Para una guía ucraniana instalada en Salou desde el 2004 –Natalia, pide que no cite a su empresa–, el asunto es qué harán cuando salgan del templo la docena de compatriotas de un tour exclusivo. Visita de un día a Barcelona, de esas que algunos prohombres del país gravarían o prohibirían, tonterías que se dicen en agosto, que debía acabar en el espectáculo luminoso y musical de las fuentes de Montjuïc, cancelado anoche. “Siempre he pensado que este espectáculo era un objetivo ideal para los terroristas. Mira que aquí los cuerpos policiales han hecho una buena labor... Mis clientes saben lo que ha sucedido –son las seis y media de la tarde– y están preocupados pero no sorprendidos.
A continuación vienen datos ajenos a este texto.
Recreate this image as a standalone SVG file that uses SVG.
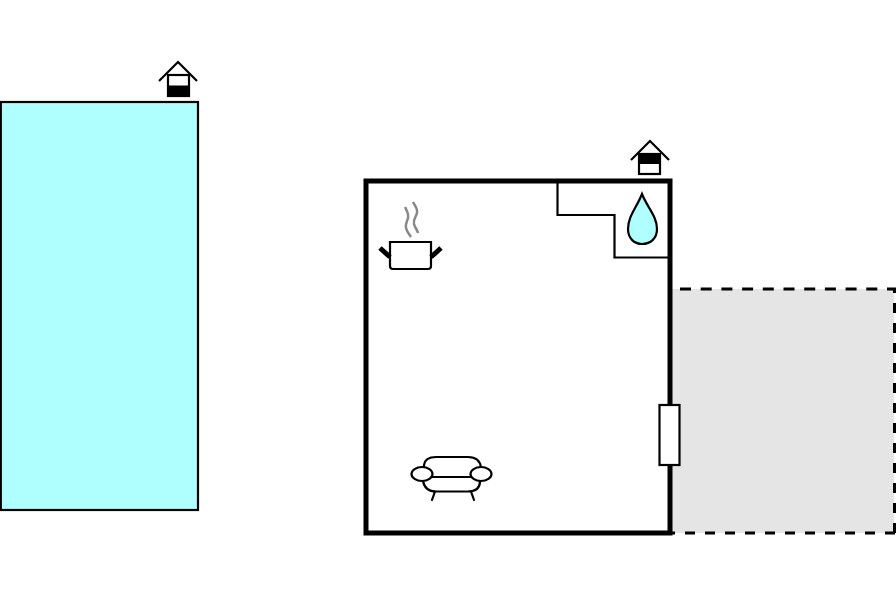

Quizás iremos al parque de la Ciutadella o al Born”.

Con la interrupción de las visitas una hora antes de lo habitual, el barrio tan concurrido y turístico languidece.

–¿McDonald’s o KFC?

Esa duda plantea un padre de familia a su pareja y dos hijos que miran, de espaldas al templo, a ­izquierda y derecha de la calle Provença.

Baja la persiana el quiosco de la ONCE de la esquina con Marina.

–¿Le quedan ciegos para hoy?

–Ya lo creo...

Me llevo tres números (03941, 52693 y 43569). Jugar, supongo, es una forma de defender el modo de vida occidental, el que atacan los yihadistas que abominan del juego. Creo, también, que comprar lotería en días señalados es una estupidez pero muy nuestra. El vendedor de este quiosco cuenta que es un F-1 del sector porque los turistas juegan mucho pero no al cupón sino al rasca y lo hacen en una cuantía mayor a la de los locales. “Ayer, justo ayer, leía en la web Menéame algo sobre un posible atentado en Barcelona”. Entro y salgo corriendo de la web Menéame.

Ayer fue un día histórico para Barcelona: los turistas no matan Barcelona, mueren por ella.